“L’estraneo e il noto – Entusiasmi, incontri, letture fotografie” di Teju Cole
“E ovunque mi trovi, da New York alla Svizzera rurale, mi sento il custode di un corpo nero, e devo trovare il linguaggio per tradurre cosa significa tutto questo per me e per le persone che mi guardano”.
“L’estraneo e il noto – Entusiasmi, incontri, letture fotografie” (2019, pp. 168, euro 21,90) edito da Contrasto, è una raccolta di articoli pubblicati sul New York Times Magazine e di saggi scritti nel corso di dieci anni, e usciti solo ora e per la prima volta in Italia, nella traduzione di Gioia Guerzoni. Articoli dove corrono e scorrono ricordi di infanzia e adolescenza che Teju Cole scrive, intrecciandovi all’interno poesia, musica, letteratura, storia, politica, fotografia, pittura e il viaggio. Cose viste e amate dallo scrittore e fotografo statunitense, che gli hanno dato gioia e allo stesso tempo inquietudine, e che arrivano a noi attraverso i suoi occhi e i vari linguaggi della sua produzione artistica.
Un libro che “contiene tutto quello che ha alimentato in me un senso di possibilità e mi ha fatto provare” come scrisse il poeta irlandese Seamus Heaney, “un’urgenza in cui passano l’estraneo e il noto”.

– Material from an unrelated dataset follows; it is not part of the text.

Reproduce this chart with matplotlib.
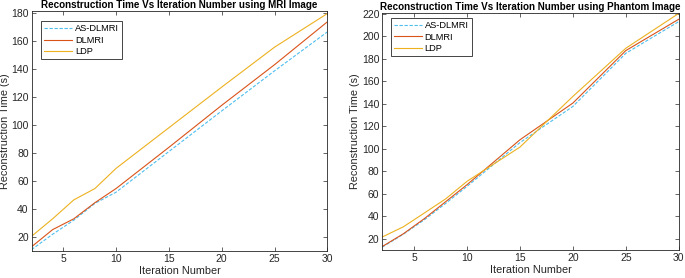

Si legge nella prima parte di questo libro e si vede nella seconda, dove ogni articolo è la tappa di un viaggio che ci proietta verso persone e luoghi.
“Grazie alla scrittura, ho avuto la possibilità di scoprire cosa sapevo, cosa avrei potuto sapere di più, e dove sono i limiti del sapere”.
Troviamo James Baldwin che nei primi anni ’50 abitò il piccolo borgo svizzero di Leukerbad, periodo in cui “un corpo nero” non passava di certo inosservato,
“dove essere stranieri significa attirare sguardi, ma essere neri significa essere guardati in modo particolare”.
Un momento di fondamentale riflessione sulla estraneità e su come avviene la percezione dell’altro, nei diversi luoghi e attraverso il tempo. Ci sono poi le poesie di Tranströmer e Walcott, immagini sulla carta, la prosa di Vladislavić fino alla definizione della funzione civilizzatrice della letteratura.
Nella seconda parte, l’autore cerca le sue risposte nelle fotografie da Cartier-Bresson a Steve McCurry, troviamo l’India del passato, la ricerca dell’ideale autentico occidentale; e ancora il movimento Black Lives Matter, John Berger, Seydou Keïta e Malick Sidibé, Roy DeCarava “uno dei fotografi più potenti e affascinanti della storia americana” e i limiti tecnici nei ritratti dei soggetti con la pelle nera,
“Invece di illuminare il nero, lo scuriva ancora di più, andando contro le aspettative dell’osservatore. Il nero non è né spento né vuoto, anzi: contiene una luce forte, saggia che, con un’osservazione paziente, può aprirsi allo splendore”.
e ancora, René Burri, Guido Guidi, Luigi Ghirri fino all’immagine digitale,
“oggi, molti dei nostri incontri con le foto, scattate da noi o da altri, avvengono attraverso lo schermo di uno smartphone. Il cellulare è una specie di finestra, ed è sempre sul punto di rompersi. Il mondo dell’immagine, che fa da eco al mondo reale, è ugualmente frammentario”.
C’è sempre una domanda nelle analisi di Teju Cole, nel racconto di quelle situazioni per lui familiari, lontane da noi ma sempre così reali, tutte dipinte con una scrittura limpida, precisa e incantevole.